Indian security forces have regained control over large parts of an area which had been seized by Maoist rebels, in the eastern state, West Bengal. Maoist rebels are active in a forested stretch in eastern India.

Security forces say they have consolidated their hold on several villages in West Bengal, which Maoist rebels claimed they had taken from government control. Officials say they have met with little resistance from the rebels.

The security operation to reestablish government control in Lalgarh district began nearly two weeks ago, after a spate of attacks in which suspected rebels gunned down political rivals and torched government facilities.

Thousands of paramilitaries, along with police and an elite anti-insurgent squad have been advancing slowly because of fears that the rebels would use villagers as human shields to block the progress of government forces. The government says it wants to avoid civilian casualties.

Siddhinath Gupta, who heads the security operation, said Monday troops have been helped, not hindered, by the local population.

"The kind of cooperation which has been extended by the local people here, we hope this kind of cooperation with remain, and we hope we will be in a position to reestablish the rule of law in the entire area," he said.

Gupta says Maoist leaders may have fled the area.
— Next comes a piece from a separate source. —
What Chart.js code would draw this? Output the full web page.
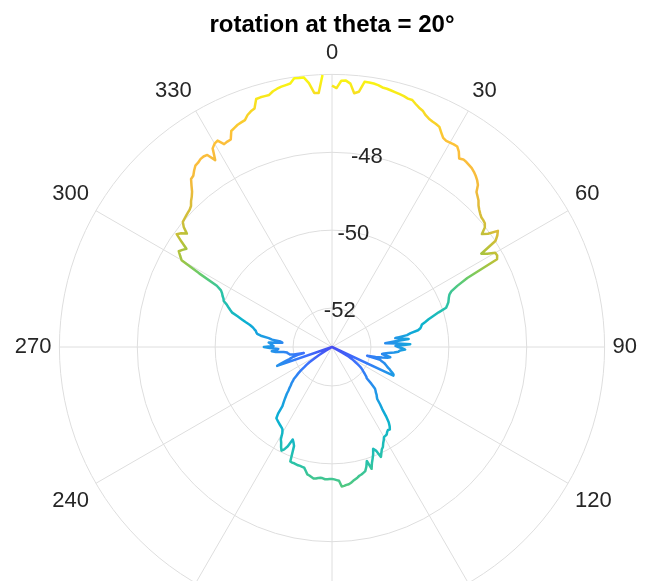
<!DOCTYPE html>
<html>
<head>
<meta charset="utf-8" />
<title>rotation at theta = 20°</title>
<style>
  html, body { margin: 0; padding: 0; background: #fff; }
  #frame { position: relative; width: 650px; height: 581px; overflow: hidden; }
  #chart { position: absolute; left: -21px; top: 0; }
</style>
</head>
<body>
<div id="frame"><canvas id="chart" width="706" height="654"></canvas></div>
<script src="https://cdn.jsdelivr.net/npm/chart.js@4.4.1/dist/chart.umd.min.js"></script>
<script>
// angular positions, degrees clockwise from the top (1 degree steps)
const thetaDeg = [
  0, 1, 2, 3, 4, 5, 6, 7, 8, 9, 10, 11, 12, 13, 14, 15, 16, 17, 18, 19,
  20, 21, 22, 23, 24, 25, 26, 27, 28, 29, 30, 31, 32, 33, 34, 35, 36, 37, 38, 39,
  40, 41, 42, 43, 44, 45, 46, 47, 48, 49, 50, 51, 52, 53, 54, 55, 56, 57, 58, 59,
  60, 61, 62, 63, 64, 65, 66, 67, 68, 69, 70, 71, 72, 73, 74, 75, 76, 77, 78, 79,
  80, 81, 82, 83, 84, 85, 86, 87, 88, 89, 90, 91, 92, 93, 94, 95, 96, 97, 98, 99,
  100, 101, 102, 103, 104, 105, 106, 107, 108, 109, 110, 111, 112, 113, 114, 115, 116, 117, 118, 119,
  120, 121, 122, 123, 124, 125, 126, 127, 128, 129, 130, 131, 132, 133, 134, 135, 136, 137, 138, 139,
  140, 141, 142, 143, 144, 145, 146, 147, 148, 149, 150, 151, 152, 153, 154, 155, 156, 157, 158, 159,
  160, 161, 162, 163, 164, 165, 166, 167, 168, 169, 170, 171, 172, 173, 174, 175, 176, 177, 178, 179,
  180, 181, 182, 183, 184, 185, 186, 187, 188, 189, 190, 191, 192, 193, 194, 195, 196, 197, 198, 199,
  200, 201, 202, 203, 204, 205, 206, 207, 208, 209, 210, 211, 212, 213, 214, 215, 216, 217, 218, 219,
  220, 221, 222, 223, 224, 225, 226, 227, 228, 229, 230, 231, 232, 233, 234, 235, 236, 237, 238, 239,
  240, 241, 242, 243, 244, 245, 246, 247, 248, 249, 250, 251, 252, 253, 254, 255, 256, 257, 258, 259,
  260, 261, 262, 263, 264, 265, 266, 267, 268, 269, 270, 271, 272, 273, 274, 275, 276, 277, 278, 279,
  280, 281, 282, 283, 284, 285, 286, 287, 288, 289, 290, 291, 292, 293, 294, 295, 296, 297, 298, 299,
  300, 301, 302, 303, 304, 305, 306, 307, 308, 309, 310, 311, 312, 313, 314, 315, 316, 317, 318, 319,
  320, 321, 322, 323, 324, 325, 326, 327, 328, 329, 330, 331, 332, 333, 334, 335, 336, 337, 338, 339,
  340, 341, 342, 343, 344, 345, 346, 347, 348, 349, 350, 351, 352, 353, 354, 355, 356, 357, 358, 359
];

// radius in dB, one per angle from 0 to 358 (the trace stops short of 359, so it stays open at the top)
const gainDb = [
  -46.29, -46.35, -46.16, -46.15, -46.22, -46.46, -46.41, -46.14, -46.14, -46.15,
  -46.17, -46.21, -46.22, -46.24, -46.26, -46.28, -46.30, -46.33, -46.33, -46.40,
  -46.46, -46.50, -46.58, -46.63, -46.66, -46.68, -46.71, -46.82, -46.92, -46.95,
  -46.94, -46.93, -46.93, -47.02, -47.16, -47.12, -47.13, -47.15, -47.17, -47.21,
  -47.26, -47.32, -47.40, -47.56, -47.62, -47.68, -47.77, -47.83, -47.88, -47.92,
  -47.93, -47.95, -48.02, -48.18, -48.05, -47.80, -47.88, -47.99, -48.48, -48.35,
  -48.16, -48.15, -48.20, -49.10, -49.42, -49.62, -49.70, -49.74, -49.77, -49.80,
  -49.85, -49.90, -50.12, -50.28, -50.42, -50.52, -50.62, -50.65, -50.68, -50.75,
  -50.95, -51.05, -51.36, -51.20, -51.02, -51.40, -51.63, -51.30, -50.99, -51.37,
  -51.30, -51.20, -51.12, -51.25, -51.29, -51.40, -51.55, -51.65, -51.70, -51.60,
  -51.48, -51.55, -51.69, -51.85, -52.07, -51.72, -51.67, -51.60, -51.56, -51.52,
  -51.48, -51.42, -51.38, -51.32, -51.27, -51.26, -53.00, -53.00, -53.00, -52.70,
  -52.50, -52.42, -52.35, -52.28, -52.20, -52.12, -52.06, -52.02, -51.98, -51.93,
  -51.88, -51.83, -51.80, -51.62, -51.47, -51.42, -51.38, -51.32, -51.28, -51.23,
  -51.08, -50.95, -50.75, -50.58, -50.48, -50.41, -50.43, -50.40, -50.35, -50.34,
  -50.33, -50.26, -50.20, -50.12, -50.08, -50.00, -49.91, -50.11, -50.18, -50.05,
  -49.95, -49.85, -49.71, -49.94, -49.80, -49.70, -49.67, -49.64, -49.62, -49.58,
  -49.55, -49.52, -49.48, -49.45, -49.44, -49.42, -49.41, -49.56, -49.58, -49.60,
  -49.61, -49.61, -49.60, -49.60, -49.62, -49.63, -49.62, -49.60, -49.59, -49.62,
  -49.65, -49.67, -49.75, -49.82, -49.83, -49.84, -49.84, -49.85, -49.86, -49.86,
  -49.87, -50.28, -50.36, -50.42, -50.21, -50.10, -50.04, -50.12, -50.22, -50.29,
  -50.45, -50.53, -50.56, -50.58, -50.60, -50.62, -50.64, -50.66, -50.68, -50.80,
  -51.02, -51.10, -51.18, -51.26, -51.33, -51.42, -51.48, -51.55, -51.60, -51.67,
  -51.72, -51.82, -51.90, -52.00, -52.12, -52.20, -52.30, -52.45, -52.60, -52.80,
  -53.00, -53.00, -53.00, -53.00, -53.00, -53.00, -53.00, -53.00, -53.00, -53.00,
  -53.00, -51.51, -51.62, -51.75, -51.85, -51.92, -51.99, -52.10, -52.26, -52.00,
  -51.90, -51.88, -51.85, -51.84, -51.75, -51.55, -51.45, -51.59, -51.62, -51.40,
  -51.25, -51.50, -51.45, -51.42, -51.37, -51.72, -51.67, -51.45, -51.36, -51.15,
  -51.05, -51.02, -51.00, -50.95, -50.90, -50.82, -50.70, -50.58, -50.45, -50.29,
  -50.22, -50.15, -50.08, -49.98, -49.95, -49.90, -49.86, -49.80, -49.65, -49.10,
  -48.54, -48.45, -48.36, -48.42, -48.49, -48.28, -48.07, -48.15, -48.27, -48.10,
  -48.00, -47.98, -47.96, -47.94, -47.92, -47.88, -47.79, -47.72, -47.63, -47.50,
  -47.37, -47.34, -47.25, -47.17, -47.15, -47.11, -47.10, -47.12, -47.34, -47.05,
  -46.97, -46.94, -47.10, -47.08, -47.07, -46.88, -46.84, -46.80, -46.78, -46.76,
  -46.66, -46.60, -46.56, -46.34, -46.33, -46.33, -46.33, -46.26, -46.22, -46.19,
  -46.17, -46.15, -46.03, -46.04, -46.04, -46.20, -46.46, -46.47, -46.01
];

const thetaTicks = [0, 30, 60, 90, 120, 150, 180, 210, 240, 270, 300, 330];
const rTicks = [-52, -50, -48];
const rMin = -53;
const rMax = -46;

// line colour follows the radius through a parula-like map
const colorMin = -53.8;
const colorMax = -46;
const parula = [
  [0.00, 62, 38, 168],
  [0.10, 71, 75, 239],
  [0.20, 60, 113, 253],
  [0.30, 35, 147, 234],
  [0.40, 10, 177, 210],
  [0.50, 40, 194, 170],
  [0.60, 105, 204, 105],
  [0.70, 180, 194, 55],
  [0.80, 240, 186, 60],
  [0.87, 253, 190, 60],
  [0.93, 247, 218, 35],
  [1.00, 249, 251, 14]
];

function parulaColor(v) {
  let t = (v - colorMin) / (colorMax - colorMin);
  t = Math.max(0, Math.min(1, t));
  for (let i = 1; i < parula.length; i++) {
    const a = parula[i - 1], b = parula[i];
    if (t <= b[0]) {
      const f = (t - a[0]) / (b[0] - a[0]);
      const c = [1, 2, 3].map(k => Math.round(a[k] + (b[k] - a[k]) * f));
      return 'rgb(' + c.join(',') + ')';
    }
  }
  return 'rgb(249,251,14)';
}

Chart.defaults.font.family = "'Liberation Sans', Arial, sans-serif";

const canvas = document.getElementById('chart');

// radial gradient built on the r scale, so colour = f(radius value)
function radiusGradient(c) {
  const s = c.chart.scales.r;
  if (!s) return parulaColor(-50);
  const top = rMax + 0.3;
  const outer = s.getDistanceFromCenterForValue(top);
  if (!isFinite(outer) || outer <= 0) return parulaColor(-50);
  const g = c.chart.ctx.createRadialGradient(s.xCenter, s.yCenter, 0, s.xCenter, s.yCenter, outer);
  const n = 40;
  for (let k = 0; k <= n; k++) {
    const v = rMin + (top - rMin) * k / n;
    g.addColorStop(k / n, parulaColor(v));
  }
  return g;
}

// r tick labels sit along the 10 degree ray, as in the original
const rTickLabels = {
  id: 'rTickLabels',
  afterDraw(chart) {
    const scale = chart.scales.r;
    const ctx = chart.ctx;
    ctx.save();
    ctx.font = "22px 'Liberation Sans', Arial, sans-serif";
    ctx.fillStyle = '#262626';
    ctx.textAlign = 'center';
    ctx.textBaseline = 'middle';
    rTicks.forEach(v => {
      const p = scale.getPointPosition(0, scale.getDistanceFromCenterForValue(v), Math.PI / 18);
      ctx.fillText(String(v), p.x + 1, p.y + 2);
    });
    ctx.restore();
  }
};

new Chart(canvas, {
  type: 'radar',
  data: {
    labels: thetaDeg,
    datasets: [{
      data: gainDb,
      fill: false,
      borderWidth: 2.5,
      borderColor: radiusGradient,
      pointRadius: 0,
      pointHoverRadius: 0,
      borderJoinStyle: 'round'
    }]
  },
  options: {
    responsive: false,
    animation: false,
    devicePixelRatio: 1,
    plugins: {
      legend: { display: false },
      tooltip: { enabled: false },
      title: {
        display: true,
        text: 'rotation at theta = 20°',
        color: '#000',
        font: { size: 24, weight: 'bold', lineHeight: '30px' },
        padding: { top: 10, bottom: 0 }
      }
    },
    scales: {
      r: {
        min: rMin,
        max: rMax,
        ticks: { display: false, stepSize: 2 },
        grid: { circular: true, color: '#dedede', lineWidth: 1 },
        angleLines: {
          color: '#dedede',
          lineWidth: c => thetaTicks.includes(thetaDeg[c.index]) ? 1 : 0
        },
        pointLabels: {
          padding: 8,
          color: '#262626',
          font: { size: 22 },
          callback: label => thetaTicks.includes(label) ? String(label) : ''
        }
      }
    }
  },
  plugins: [rTickLabels]
});
</script>
</body>
</html>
He says troops will continue the operation to regain the rest of the area from the rebels.

In the past year, the rebels entrenched themselves in Lalgarh area, which is a forested area lying about 170 kilometers from the state capital, Kolkata.

Political analysts say the Maoist rebels expanded their influence in West Bengal state following a wave of disenchantment against the local government, which had taken away land from farmers for industrial projects.

Maoist rebels are active in a large belt stretching across several states in eastern India. They have mounted many attacks on security forces in this area, detonating land mines and exploding bombs. They say they are fighting for the rights of landless peasants and tribal communities who they say are exploited by the government.

Last week, the federal government declared the movement led by the Maoist rebels to be a terrorist organization.